Although coaches said that their teachers reported feeling more confident with the transition to remote learning because of the experience they’ve gained using digital tools through Wolfpack WORKS, many teachers have requested support with utilizing digital resources that are differentiated and can give students choices in their at-home learning.

In addition, since many of Wolfpack WORKS’ partner schools are located in high-need areas, coaches have supported beginning teachers in developing paper-and-pencil packets and other offline work that can be used with students who do not have adequate internet access.

Coach Nicole Fensel said she has not only shared resources with beginning teachers, but worked with them to understand the features and navigation of different digital tools and brainstormed ways each tool could be used to enhance instruction online. She and other coaches have also created how-to videos for specific digital tools that teachers have requested more information about.

“The work we engaged in this year is informed by effective literacy practices. As we transition to online-only learning for students, we refer to these best practices and figure out the best way to use digital tools to continue to provide high-quality learning experiences for students,” Fensel said. “Our continued support will provide our beginning teachers with the opportunity to problem solve, in real-time, how to use specific tools to connect students to high-quality instruction.”

While Wolfpack WORKS coaches continue to support beginning teachers, those teachers are using the skills they have learned to guide parents who are helping children complete assignments at home.

Coach Tonia Percy said she had been working since January with Waynetta Shabazz, a lateral-entry, second grade teacher at Gaston Elementary School in Northampton County, on explicit, differentiated, assessment-based phonics instruction.
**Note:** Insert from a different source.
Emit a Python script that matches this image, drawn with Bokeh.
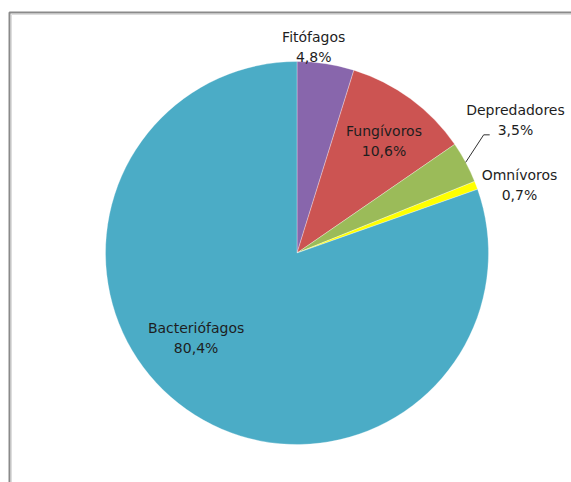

Using interventions modeled by Percy, Shabazz had made great strides with a group of students who had been struggling with literacy development, and she did not want those students to lose ground once they were no longer able to be in her classroom each day.

To help her students, Shabazz has called their parents weekly to talk them through the necessary steps to help them continue her classroom literacy interventions at home.

“There’s been phenomenal feedback concerning academic packets and [parents’] day-to-day conversations with their child on what they have learned thus far,” Shabazz said. “They’re proud and continuously working with them on phonics and comprehension skills for ultimate growth.”

Because of the success reported by that group of parents, Percy said she is now working with Shabazz to record instructional videos in which she explains and models literacy interventions to be shared with any parents looking to support their children’s literacy growth at home.

As Shabazz extends at-home support to parents, Wolfpack WORKS is also extending their professional development models to educators working from home.

Wolfpack WORKS’ online professional development modules, which focus on 10 evidence-based, K-2 literacy practices, were initially only available to teachers participating in the program, although Grifenhagen explained that the goal was to eventually make them available for free to educators statewide. Working with the Department of Public Instruction’s Digital Teaching and Learning Department, they were able to expedite this process and make the modules available online in early April.

“We had been really pushing for this, in the last few weeks, as there is a strong need for online professional development,” Grifenhagen said. “Now, all North Carolina educators can access these modules for their professional learning in early literacy and to earn credits for continuing education units (CEUs).”